=== Given task ===
Print the material below exactly as it stands, please, from its first line to the line holding "const yTicks = [0, 2, 4, 6, 8, 10, 12, 14];", with no pictures.

═════ Input material ═════

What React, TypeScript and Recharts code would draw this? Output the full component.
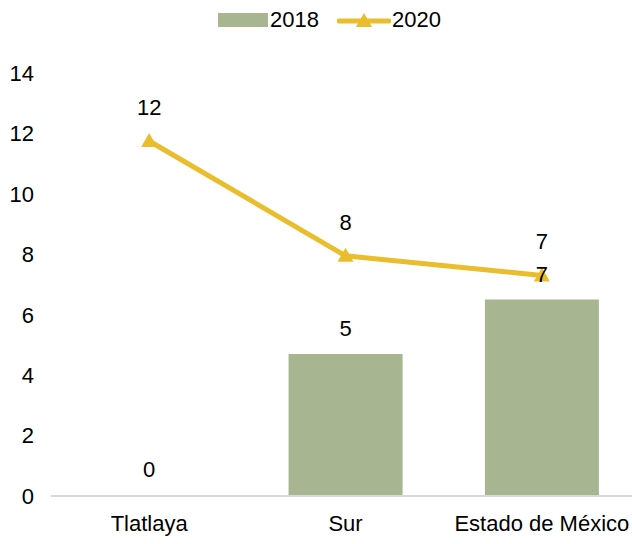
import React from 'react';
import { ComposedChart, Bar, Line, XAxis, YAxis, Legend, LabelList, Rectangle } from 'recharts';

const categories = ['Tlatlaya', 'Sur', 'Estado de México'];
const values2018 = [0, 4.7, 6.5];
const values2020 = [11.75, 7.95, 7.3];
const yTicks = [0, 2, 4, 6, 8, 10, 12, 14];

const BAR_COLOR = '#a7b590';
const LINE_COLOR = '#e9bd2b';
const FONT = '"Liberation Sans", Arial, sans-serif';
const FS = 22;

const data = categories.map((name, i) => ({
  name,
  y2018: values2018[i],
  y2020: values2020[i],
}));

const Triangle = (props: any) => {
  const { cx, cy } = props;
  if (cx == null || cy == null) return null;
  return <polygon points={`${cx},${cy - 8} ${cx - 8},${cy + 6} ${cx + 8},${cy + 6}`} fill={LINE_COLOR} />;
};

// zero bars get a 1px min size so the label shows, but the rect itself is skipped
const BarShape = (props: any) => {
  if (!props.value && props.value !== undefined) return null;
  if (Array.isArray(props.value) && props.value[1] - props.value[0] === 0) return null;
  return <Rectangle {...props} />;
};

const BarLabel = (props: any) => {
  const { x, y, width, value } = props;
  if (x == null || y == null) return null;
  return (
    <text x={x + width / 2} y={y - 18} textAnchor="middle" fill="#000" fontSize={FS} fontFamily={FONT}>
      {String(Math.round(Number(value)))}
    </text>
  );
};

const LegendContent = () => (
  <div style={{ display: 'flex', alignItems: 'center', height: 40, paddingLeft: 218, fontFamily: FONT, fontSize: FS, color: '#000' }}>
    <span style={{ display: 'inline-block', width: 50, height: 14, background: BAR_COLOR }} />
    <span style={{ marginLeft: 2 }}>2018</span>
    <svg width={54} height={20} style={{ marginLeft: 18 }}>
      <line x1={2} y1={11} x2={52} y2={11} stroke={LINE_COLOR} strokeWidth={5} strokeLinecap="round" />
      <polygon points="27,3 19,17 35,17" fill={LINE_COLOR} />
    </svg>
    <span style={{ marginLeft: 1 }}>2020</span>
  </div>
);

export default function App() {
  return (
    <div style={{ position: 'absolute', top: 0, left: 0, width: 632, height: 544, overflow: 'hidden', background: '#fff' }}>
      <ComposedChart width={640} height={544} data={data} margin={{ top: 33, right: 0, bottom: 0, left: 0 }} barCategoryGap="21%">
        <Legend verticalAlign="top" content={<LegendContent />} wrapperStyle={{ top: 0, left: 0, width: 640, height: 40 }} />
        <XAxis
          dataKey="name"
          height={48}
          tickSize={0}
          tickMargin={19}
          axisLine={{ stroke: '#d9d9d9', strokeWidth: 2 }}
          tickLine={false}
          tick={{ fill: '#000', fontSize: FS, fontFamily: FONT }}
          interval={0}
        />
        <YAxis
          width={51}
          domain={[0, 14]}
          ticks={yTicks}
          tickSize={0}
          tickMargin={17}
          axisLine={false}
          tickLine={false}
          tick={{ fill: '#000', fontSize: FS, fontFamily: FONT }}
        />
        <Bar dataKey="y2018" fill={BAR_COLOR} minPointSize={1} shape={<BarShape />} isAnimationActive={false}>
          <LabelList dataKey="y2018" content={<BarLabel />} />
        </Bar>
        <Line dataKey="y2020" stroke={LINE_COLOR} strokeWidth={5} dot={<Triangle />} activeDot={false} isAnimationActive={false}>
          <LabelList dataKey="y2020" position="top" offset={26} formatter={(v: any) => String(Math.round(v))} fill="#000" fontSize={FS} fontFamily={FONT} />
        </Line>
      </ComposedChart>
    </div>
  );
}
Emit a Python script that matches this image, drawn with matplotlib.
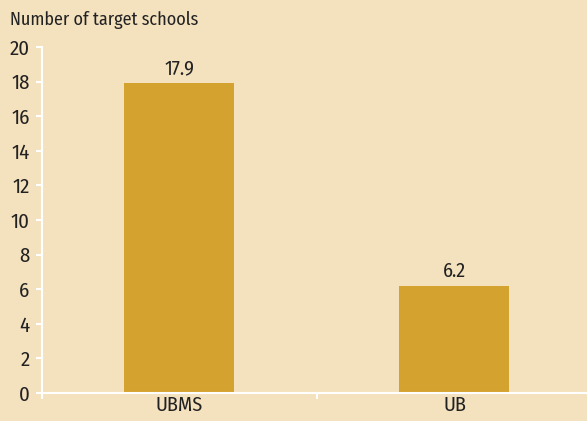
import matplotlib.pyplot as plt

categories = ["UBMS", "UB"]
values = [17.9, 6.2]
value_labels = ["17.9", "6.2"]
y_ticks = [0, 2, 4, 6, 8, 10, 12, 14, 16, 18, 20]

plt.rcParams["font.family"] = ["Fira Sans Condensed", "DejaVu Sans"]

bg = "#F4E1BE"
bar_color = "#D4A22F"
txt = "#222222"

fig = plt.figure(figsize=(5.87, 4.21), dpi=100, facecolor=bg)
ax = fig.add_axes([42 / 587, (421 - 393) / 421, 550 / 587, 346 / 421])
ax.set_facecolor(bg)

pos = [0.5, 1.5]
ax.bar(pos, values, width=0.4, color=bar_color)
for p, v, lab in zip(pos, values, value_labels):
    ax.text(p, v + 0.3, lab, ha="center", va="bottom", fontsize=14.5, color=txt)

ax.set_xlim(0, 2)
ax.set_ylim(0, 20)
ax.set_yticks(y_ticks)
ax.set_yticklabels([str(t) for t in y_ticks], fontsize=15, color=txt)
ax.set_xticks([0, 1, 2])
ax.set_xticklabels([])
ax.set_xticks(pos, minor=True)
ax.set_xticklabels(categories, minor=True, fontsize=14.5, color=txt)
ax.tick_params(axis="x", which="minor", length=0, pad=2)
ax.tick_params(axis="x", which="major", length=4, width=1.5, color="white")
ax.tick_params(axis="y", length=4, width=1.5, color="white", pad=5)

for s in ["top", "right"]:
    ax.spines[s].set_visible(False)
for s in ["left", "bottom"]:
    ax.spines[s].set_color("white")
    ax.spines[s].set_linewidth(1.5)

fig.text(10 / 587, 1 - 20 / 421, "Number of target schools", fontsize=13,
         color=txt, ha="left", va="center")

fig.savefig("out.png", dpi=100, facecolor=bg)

═════

=== Output for this task ===
What React, TypeScript and Recharts code would draw this? Output the full component.
import React from 'react';
import { ComposedChart, Bar, Line, XAxis, YAxis, Legend, LabelList, Rectangle } from 'recharts';

const categories = ['Tlatlaya', 'Sur', 'Estado de México'];
const values2018 = [0, 4.7, 6.5];
const values2020 = [11.75, 7.95, 7.3];
const yTicks = [0, 2, 4, 6, 8, 10, 12, 14];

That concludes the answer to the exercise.